When Violet strikes Powder after having lost nearly everything, she recoils, disgusted with herself. Because even though Powder took everything away from her, even though she hadn't listened and stayed home, she was still her sister, her sister who desperately needed her there in that moment. But Vi recognizes that she isn't in her right mind, recognizes that she's flooded by anger and grief, and understands that she can't let herself hurt Powder any further. So she leaves, takes a few steps away to calm herself down, but those few steps affect her in the long run. Because ultimately, Powder is left alone and Silco seizes the opportunity. And Vi, for the first time, can't save Powder because she isn't by her side. And she can't even run to her, can't scream to her, because Marcus takes her away. Separating her from the only family she has left.

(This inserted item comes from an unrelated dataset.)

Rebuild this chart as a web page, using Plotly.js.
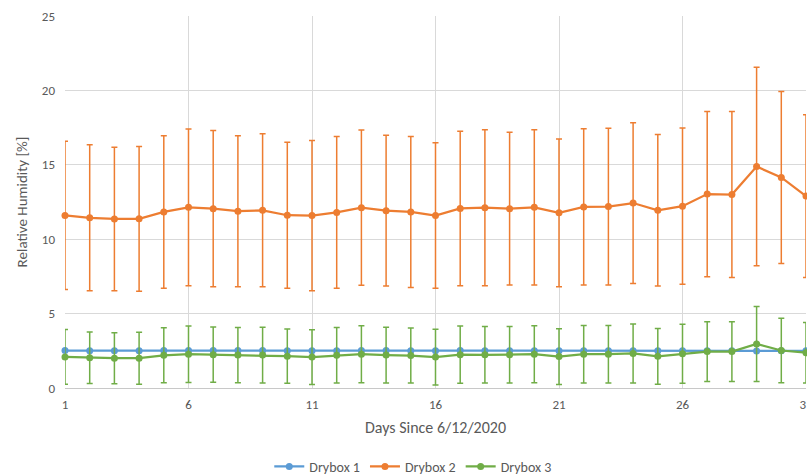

Vi spends the remainder of her life in Stillwater prison. Soaking in her loss, replaying her guilt of 'leaving' Powder behind. In her mind she failed Vander even in his death. His final plead to her was to take care of Powder, yet she hurt Powder and left her on her lonesome to face the monster that was Silco. She couldn't forgive herself, and she never truly does. And this self loathing only worsens when she is reunited with Powder, now Jinx.
The first thing Vi does when she reunites with Jinx is explain why she couldn't be there for her. Trying her best to make Jinx believe that she didn't purposely leave her behind. But it's too late for explanations. Jinx is too far gone. Jinx is too far gone because of her, because of her absence. But Vi doesn't give up. She can't. I think it's important to mention that when Vi was given the choice to return to Piltover, give the orb to the council and better things for the undercity, or stay with her sister, an extremely dangerous and unpredictable murderer, she chooses to stay by her sister's side because she simply can't abandon her again.
But as things do for Vi, everything quickly falls apart and she is forced to return to Piltover with Caitlyn, once again, at least in her mind, abandoning Powder.
When Jinx brings Vi to her tea party, Vi is alarmed but not scared. Trying to convey for the final time her love for her sister, telling her that she never meant to leave, that Jinx was the only reason she survived for as long as she did in that prison. When Jinx tells her that she could get her sister back, that all she had to do was kill Caitlyn, make the monster go away, so that they could never be separated again, Vi can't. Caitlyn helped her, stuck with her through thick and thin, but most importantly, she was an innocent person.
Vi knows that Jinx is unstable, knows she's killed countless, but she still believes that she could get through to her. That she could get her sister back. But she can't, and that fact is only made more clear when Jinx kills Silco and fires her rocket at the council.
And Vi loses the final member of her family. She lost her parents, her friends,Vander. And now she's lost Powder.